The Federal Circuit rejected Teva’s arguments that a patent “claims the drug” if the NDA product infringes the claims, explaining in a nine-page analysis that “claiming” and “infringing” have distinct meanings. The court also rejected Teva’s arguments that a patent “claims the drug” if it claims any part of the NDA product, concluding after an eight-page analysis that just because a drug-device combination product was “approved with an NDA” does not mean every part of the product is a “drug.” Rather, according to the Federal Circuit, for drug-device combination products, “the drug for which the application was submitted and approved” is only “the part of the drug-device combination that made it regulatable as a drug in the first place,” i.e., “the active ingredient.”

The definiteness requirement of 35 USC § 112 requires the claims of a patent to “particularly point[] out and distinctly claim[] the subject matter which the inventor … regards as the invention.” Throughout its analysis, the Federal Circuit opinion invokes this definiteness requirement when interpreting the Orange Book listing requirement that the patent “claims the drug for which the applicant submitted the application.” For example, the court emphasizes:

[A] patent claims the drug when it particularly points out and distinctly claims the drug as the invention.

In rejecting Teva’s arguments that the patents would be listable if its claims were construed as requiring the presence of “an active drug,” the court reasoned:

[T]o claim something, a patent must particularly point out and distinctly claim what it purports to be the invention. See 35 U.S.C. § 112(b).

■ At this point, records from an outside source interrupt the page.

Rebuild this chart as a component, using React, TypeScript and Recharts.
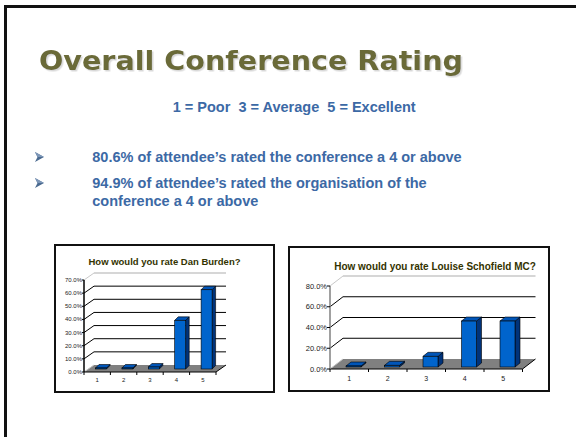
import React from 'react';
import { BarChart, Bar, XAxis, YAxis, CartesianGrid } from 'recharts';

// rating categories (x axis)
const ratings = ['1', '2', '3', '4', '5'];

// share of answers per rating, in %
const danBurdenShare = [0, 0, 1.5, 37.0, 60.3];
const louiseSchofieldShare = [0, 1.6, 10.3, 44.3, 44.3];

// value axis ticks
const danTicks = [0, 10, 20, 30, 40, 50, 60, 70];
const louiseTicks = [0, 20, 40, 60, 80];

// slide text
const slideTitle = 'Overall Conference Rating';
const scaleNote = '1 = Poor  3 = Average  5 = Excellent';
const bulletOne = '80.6% of attendee\u2019s rated the conference a 4 or above';
const bulletTwo = '94.9% of attendee\u2019s rated the organisation of the';
const bulletTwoCont = 'conference a 4 or above';

const danTitle = 'How would you rate Dan Burden?';
const louiseTitle = 'How would you rate Louise Schofield MC?';

const ARIAL = '"Liberation Sans", Arial, sans-serif';
const TEXT_BLUE = '#3c69a5';

type ChartSpec = {
  width: number;
  height: number;
  margin: { top: number; right: number; bottom: number; left: number };
  yWidth: number;
  ticks: number[];
  values: number[];
  title: string;
  titleX: number;
  titleY: number;
  titleSize: number;
  wall: [number, number];
  barOffset: [number, number];
  barDepth: [number, number];
  barSize: number;
  axisColor: string;
  yFont: number;
  xFont: number;
  yTickSize: number;
  xLabelGap: number;
};

function Chart3D({ spec }: { spec: ChartSpec }) {
  const { width, height, margin, yWidth, wall, barOffset, barDepth } = spec;
  const data = ratings.map((r, i) => ({ rating: r, share: spec.values[i] }));
  const plotLeft = margin.left + yWidth;
  const plotRight = width - margin.right;
  const plotTop = margin.top;
  const plotBottom = height - margin.bottom - 20;
  const band = (plotRight - plotLeft) / ratings.length;
  const [dx, dy] = wall;

  const gridLine = (p: any) => {
    const { x1, x2, y1 } = p;
    if (Math.abs(y1 - plotBottom) < 0.6) {
      return (
        <g key={p.key}>
          <polygon
            points={`${x1},${y1} ${x2},${y1} ${x2 + dx},${y1 - dy} ${x1 + dx},${y1 - dy}`}
            fill="#808080"
          />
          <line x1={x1} y1={y1} x2={x1 + dx} y2={y1 - dy} stroke="#c0c0c0" strokeWidth={1} />
          <line x1={x2} y1={y1} x2={x2 + dx} y2={y1 - dy} stroke="#000" strokeWidth={1} />
        </g>
      );
    }
    const top = Math.abs(y1 - plotTop) < 0.6;
    const col = top ? '#c8c8c8' : '#000';
    return (
      <g key={p.key}>
        <line x1={x1} y1={y1} x2={x1 + dx} y2={y1 - dy} stroke={col} strokeWidth={1} />
        <line x1={x1 + dx} y1={y1 - dy} x2={x2 + dx} y2={y1 - dy} stroke={col} strokeWidth={top ? 1.5 : 1} />
      </g>
    );
  };

  const barShape = (p: any) => {
    const { x, y, width: w, height: h } = p;
    const fx = x + barOffset[0];
    const bot = y + h - barOffset[1];
    const top = Math.min(y - barOffset[1], bot - 1);
    const [bx, by] = barDepth;
    return (
      <g>
        <polygon
          points={`${fx + w},${top} ${fx + w + bx},${top - by} ${fx + w + bx},${bot - by} ${fx + w},${bot}`}
          fill="#00337a"
          stroke="#000"
          strokeWidth={0.6}
        />
        <polygon
          points={`${fx},${top} ${fx + w},${top} ${fx + w + bx},${top - by} ${fx + bx},${top - by}`}
          fill="#0055b8"
          stroke="#000"
          strokeWidth={0.6}
        />
        <rect x={fx} y={top} width={w} height={bot - top} fill="#0064cc" stroke="#000" strokeWidth={0.6} />
      </g>
    );
  };

  const yTick = (p: any) => (
    <text
      x={p.x}
      y={p.y}
      textAnchor="end"
      dominantBaseline="central"
      fontFamily={ARIAL}
      fontSize={spec.yFont}
      fill="#222"
    >
      {`${Number(p.payload.value).toFixed(1)}%`}
    </text>
  );

  const xTick = (p: any) => {
    const cx = p.x;
    const left = cx - band / 2;
    const last = p.index === ratings.length - 1;
    return (
      <g>
        <line x1={left} y1={plotBottom} x2={left} y2={plotBottom + 3} stroke="#000" />
        {last && (
          <line x1={left + band} y1={plotBottom} x2={left + band} y2={plotBottom + 3} stroke="#000" />
        )}
        <text
          x={cx}
          y={plotBottom + spec.xLabelGap}
          textAnchor="middle"
          dominantBaseline="central"
          fontFamily={ARIAL}
          fontSize={spec.xFont}
          fill="#222"
        >
          {p.payload.value}
        </text>
      </g>
    );
  };

  return (
    <div style={{ position: 'relative', width, height, background: '#fff' }}>
      <BarChart width={width} height={height} data={data} margin={margin}>
        <CartesianGrid vertical={false} horizontal={gridLine} />
        <XAxis
          dataKey="rating"
          height={20}
          axisLine={{ stroke: '#000', strokeWidth: 1 }}
          tickLine={false}
          tick={xTick}
          interval={0}
        />
        <YAxis
          type="number"
          width={yWidth}
          domain={[0, spec.ticks[spec.ticks.length - 1]]}
          ticks={spec.ticks}
          interval={0}
          axisLine={{ stroke: spec.axisColor, strokeWidth: 1.5 }}
          tickLine={{ stroke: '#000' }}
          tickSize={spec.yTickSize}
          tickMargin={0}
          tick={yTick}
        />
        <Bar dataKey="share" barSize={spec.barSize} shape={barShape} isAnimationActive={false} />
      </BarChart>
      <div
        style={{
          position: 'absolute',
          left: 0,
          top: spec.titleY - spec.titleSize,
          width: width,
          textAlign: 'center',
          paddingLeft: (spec.titleX - width / 2) * 2,
          boxSizing: 'border-box',
          fontFamily: ARIAL,
          fontWeight: 'bold',
          fontSize: spec.titleSize,
          lineHeight: `${spec.titleSize * 1.15}px`,
          color: '#333300',
          whiteSpace: 'nowrap',
        }}
      >
        {spec.title}
      </div>
      <div
        style={{
          position: 'absolute',
          inset: 0,
          border: '2px solid #111',
          pointerEvents: 'none',
        }}
      />
    </div>
  );
}

const danSpec: ChartSpec = {
  width: 221,
  height: 149,
  margin: { top: 36, right: 59, bottom: 1, left: 0 },
  yWidth: 30,
  ticks: danTicks,
  values: danBurdenShare,
  title: danTitle,
  titleX: 103.5,
  titleY: 22,
  titleSize: 9.5,
  wall: [10, 7],
  barOffset: [3.5, 3],
  barDepth: [3.5, 3.5],
  barSize: 11,
  axisColor: '#000',
  yFont: 6,
  xFont: 6,
  yTickSize: 2,
  xLabelGap: 7.5,
};

const louiseSpec: ChartSpec = {
  width: 262,
  height: 146,
  margin: { top: 40, right: 27.5, bottom: 3, left: 0 },
  yWidth: 42,
  ticks: louiseTicks,
  values: louiseSchofieldShare,
  title: louiseTitle,
  titleX: 147,
  titleY: 25,
  titleSize: 10,
  wall: [13, 10],
  barOffset: [4, 2],
  barDepth: [5, 4],
  barSize: 15,
  axisColor: '#808080',
  yFont: 7.5,
  xFont: 7,
  yTickSize: 3,
  xLabelGap: 9,
};

function Arrow({ cy }: { cy: number }) {
  return (
    <g>
      <polygon points={`35,${cy - 5} 44,${cy} 35,${cy + 5} 37.5,${cy}`} fill="#4a6a90" />
      <polygon points={`35,${cy - 5} 44,${cy} 37.5,${cy}`} fill="#7d97b8" />
    </g>
  );
}

export default function App() {
  return (
    <div
      style={{
        position: 'absolute',
        left: 0,
        top: 0,
        width: 576,
        height: 437,
        overflow: 'hidden',
        background: '#fff',
      }}
    >
      <div
        style={{
          position: 'absolute',
          left: 4,
          top: 5,
          width: 600,
          height: 460,
          borderLeft: '3px solid #111',
          borderTop: '3px solid #111',
        }}
      />
      <svg width={576} height={437} style={{ position: 'absolute', left: 0, top: 0 }}>
        <defs>
          <filter id="tshadow" x="-5%" y="-20%" width="110%" height="150%">
            <feDropShadow dx="1.5" dy="1.5" stdDeviation="0.5" floodColor="#b8b8b8" floodOpacity="0.55" />
          </filter>
        </defs>
        <text
          x={39}
          y={70}
          fontFamily='"DejaVu Sans", Verdana, sans-serif'
          fontWeight="bold"
          fontSize={27}
          fill="#6b6b38"
          textLength={424}
          lengthAdjust="spacingAndGlyphs"
          filter="url(#tshadow)"
        >
          {slideTitle}
        </text>
        <text
          x={172.7}
          y={112.3}
          fontFamily={ARIAL}
          fontWeight="bold"
          fontSize={14}
          fill={TEXT_BLUE}
          textLength={243}
          lengthAdjust="spacingAndGlyphs"
          style={{ whiteSpace: 'pre' }}
        >
          {scaleNote}
        </text>
        <Arrow cy={157} />
        <Arrow cy={183} />
        <text x={92.3} y={161.7} fontFamily={ARIAL} fontWeight="bold" fontSize={14} fill={TEXT_BLUE} textLength={369.4} lengthAdjust="spacingAndGlyphs">
          {bulletOne}
        </text>
        <text x={92.3} y={188.3} fontFamily={ARIAL} fontWeight="bold" fontSize={14} fill={TEXT_BLUE} textLength={334.4} lengthAdjust="spacingAndGlyphs">
          {bulletTwo}
        </text>
        <text x={92.3} y={205.7} fontFamily={ARIAL} fontWeight="bold" fontSize={14} fill={TEXT_BLUE} textLength={166} lengthAdjust="spacingAndGlyphs">
          {bulletTwoCont}
        </text>
      </svg>
      <div style={{ position: 'absolute', left: 54, top: 244 }}>
        <Chart3D spec={danSpec} />
      </div>
      <div style={{ position: 'absolute', left: 288, top: 246 }}>
        <Chart3D spec={louiseSpec} />
      </div>
    </div>
  );
}
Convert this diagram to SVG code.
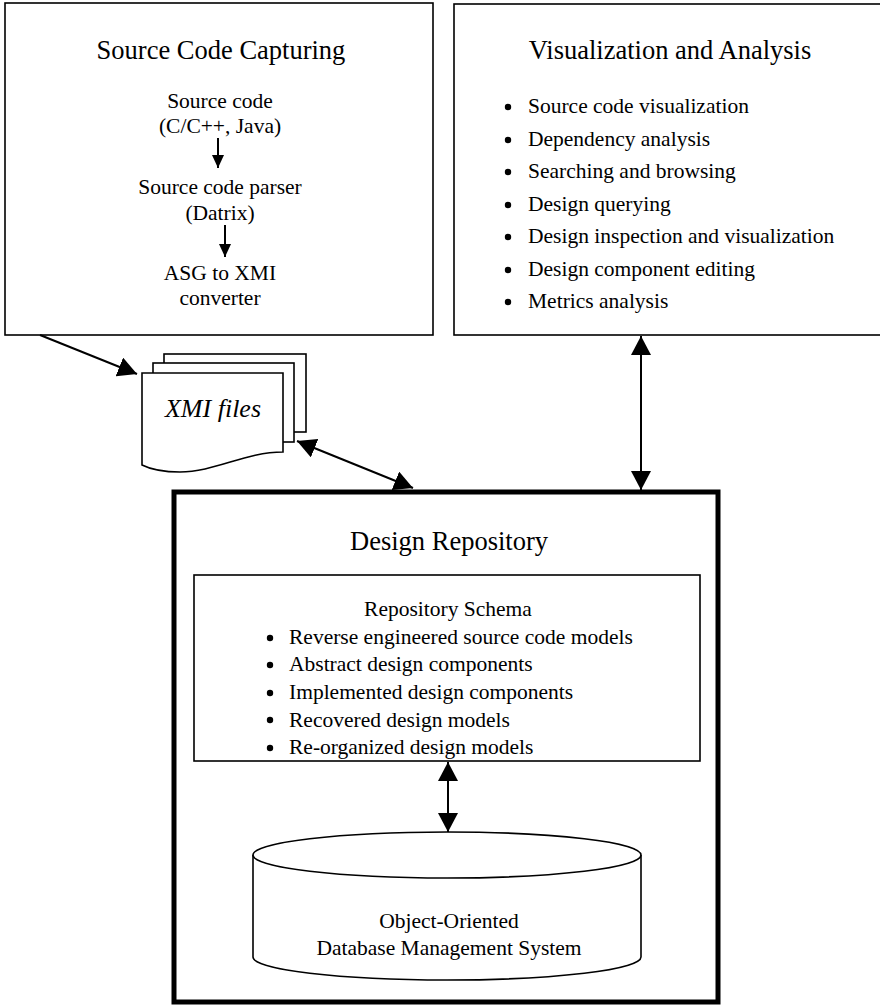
<svg xmlns="http://www.w3.org/2000/svg" width="880" height="1006" viewBox="0 0 880 1006">
<defs>
<style>
text{font-family:"Liberation Serif","Times New Roman",serif;fill:#000}
.t{font-size:26.5px;text-anchor:middle}
.b{font-size:21.5px}
.c{font-size:21.5px;text-anchor:middle}
.box{fill:#fff;stroke:#000;stroke-width:1.6}
.ln{fill:none;stroke:#000;stroke-width:2}
.dot{fill:#000}
</style>
<marker id="big" markerUnits="userSpaceOnUse" markerWidth="20" markerHeight="20" refX="19" refY="10" orient="auto-start-reverse" viewBox="0 0 20 20">
<path d="M0,0 L19,10 L0,20 Z" fill="#000"/>
</marker>
<marker id="sm" markerUnits="userSpaceOnUse" markerWidth="14" markerHeight="12" refX="13" refY="6" orient="auto-start-reverse" viewBox="0 0 14 12">
<path d="M0,0 L13,6 L0,12 Z" fill="#000"/>
</marker>
</defs>
<rect width="880" height="1006" fill="#fff"/>

<g id="source-capturing">
<rect class="box" x="5" y="3" width="428" height="332"/>
<text class="t" x="221" y="59">Source Code Capturing</text>
<text class="c" x="220" y="108">Source code</text>
<text class="c" x="220" y="133">(C/C++, Java)</text>
<text class="c" x="220" y="194">Source code parser</text>
<text class="c" x="220" y="220">(Datrix)</text>
<text class="c" x="220" y="280">ASG to XMI</text>
<text class="c" x="220" y="305">converter</text>
</g>

<g id="visualization-analysis">
<rect class="box" x="454" y="4" width="440" height="331"/>
<text class="t" x="670" y="59">Visualization and Analysis</text>
<circle class="dot" cx="508" cy="107" r="3.2"/><text class="b" x="528" y="113">Source code visualization</text>
<circle class="dot" cx="508" cy="140" r="3.2"/><text class="b" x="528" y="146">Dependency analysis</text>
<circle class="dot" cx="508" cy="172" r="3.2"/><text class="b" x="528" y="178">Searching and browsing</text>
<circle class="dot" cx="508" cy="205" r="3.2"/><text class="b" x="528" y="211">Design querying</text>
<circle class="dot" cx="508" cy="237" r="3.2"/><text class="b" x="528" y="243">Design inspection and visualization</text>
<circle class="dot" cx="508" cy="270" r="3.2"/><text class="b" x="528" y="276">Design component editing</text>
<circle class="dot" cx="508" cy="302" r="3.2"/><text class="b" x="528" y="308">Metrics analysis</text>
</g>

<g id="xmi-files">
<rect class="box" x="164" y="354" width="142" height="78"/>
<rect class="box" x="153" y="363" width="141" height="79"/>
<path class="box" d="M142,373 H283 V452 C245,452 215,472 180,472 C162,472 150,469 142,465 Z"/>
<text x="213" y="417" style="font-size:26px;font-style:italic;text-anchor:middle">XMI files</text>
</g>

<g id="design-repository">
<rect x="174" y="492" width="544" height="510" fill="#fff" stroke="#000" stroke-width="5"/>
<text class="t" x="449" y="550">Design Repository</text>
</g>

<g id="repository-schema">
<rect class="box" x="194" y="575" width="506" height="186"/>
<text class="c" x="448" y="616">Repository Schema</text>
<circle class="dot" cx="270" cy="638" r="3.2"/><text class="b" x="289" y="644">Reverse engineered source code models</text>
<circle class="dot" cx="270" cy="665" r="3.2"/><text class="b" x="289" y="671">Abstract design components</text>
<circle class="dot" cx="270" cy="693" r="3.2"/><text class="b" x="289" y="699">Implemented design components</text>
<circle class="dot" cx="270" cy="720" r="3.2"/><text class="b" x="289" y="726.5">Recovered design models</text>
<circle class="dot" cx="270" cy="748" r="3.2"/><text class="b" x="289" y="754">Re-organized design models</text>
</g>

<g id="oodbms">
<path class="box" d="M253,855 V957 A194,23 0 0 0 641,957 V855"/>
<ellipse class="box" cx="447" cy="855" rx="194" ry="23"/>
<text class="c" x="449" y="928">Object-Oriented</text>
<text class="c" x="449" y="955">Database Management System</text>
</g>

<g id="connectors">
<line class="ln" x1="218" y1="138" x2="218" y2="168" marker-end="url(#sm)"/>
<line class="ln" x1="225" y1="225" x2="225" y2="257" marker-end="url(#sm)"/>
<line class="ln" x1="40" y1="335" x2="137" y2="374" marker-end="url(#big)"/>
<line class="ln" x1="297" y1="441" x2="413" y2="488" marker-start="url(#big)" marker-end="url(#big)"/>
<line class="ln" x1="641" y1="336" x2="641" y2="490" marker-start="url(#big)" marker-end="url(#big)"/>
<line class="ln" x1="448" y1="762" x2="448" y2="832" marker-start="url(#big)" marker-end="url(#big)"/>
</g>
</svg>
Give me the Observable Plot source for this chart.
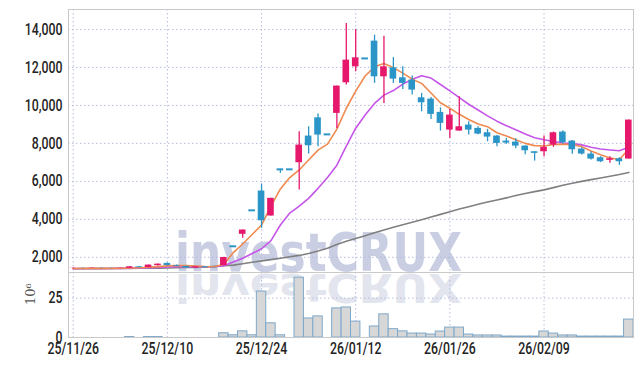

And to qualify for listing, a patent must claim at least the active ingredient in the application and the approved drug product. …

In language that may open the door to Orange Book-listing scrutiny of generic claims, the court stated:

A claim requiring the presence of “an active drug” is far too broad to particularly point out and distinctly claim the drug approved in Teva’s NDA. Teva’s construction permits the presence of any active ingredient in any form. As a matter of law, Teva’s construction does not particularly point out and distinctly claim what was approved—the ProAir® HFA with albuterol sulfate as the active ingredient.

In its policy statement, the FTC characterized improper Orange Book listings as potentially anti-competitive behavior, and “put market participants on notice that the FTC intends to scrutinize improper Orange Book listings to determine whether these constitute unfair methods of competition in violation of Section 5 of the Federal Trade Commission Act.” As noted in the Federal Circuit opinion, Amneal also filed antitrust counterclaims, alleging that the improper listings delayed FDA approval of its generic product. Thus, even though Judge Prost opined that “[t]he attractiveness of the thirty-month stay might arguably provide an NDA holder significant incentives to improperly list patents in the Orange Book,” there are good reasons for taking care with Orange Book Listings.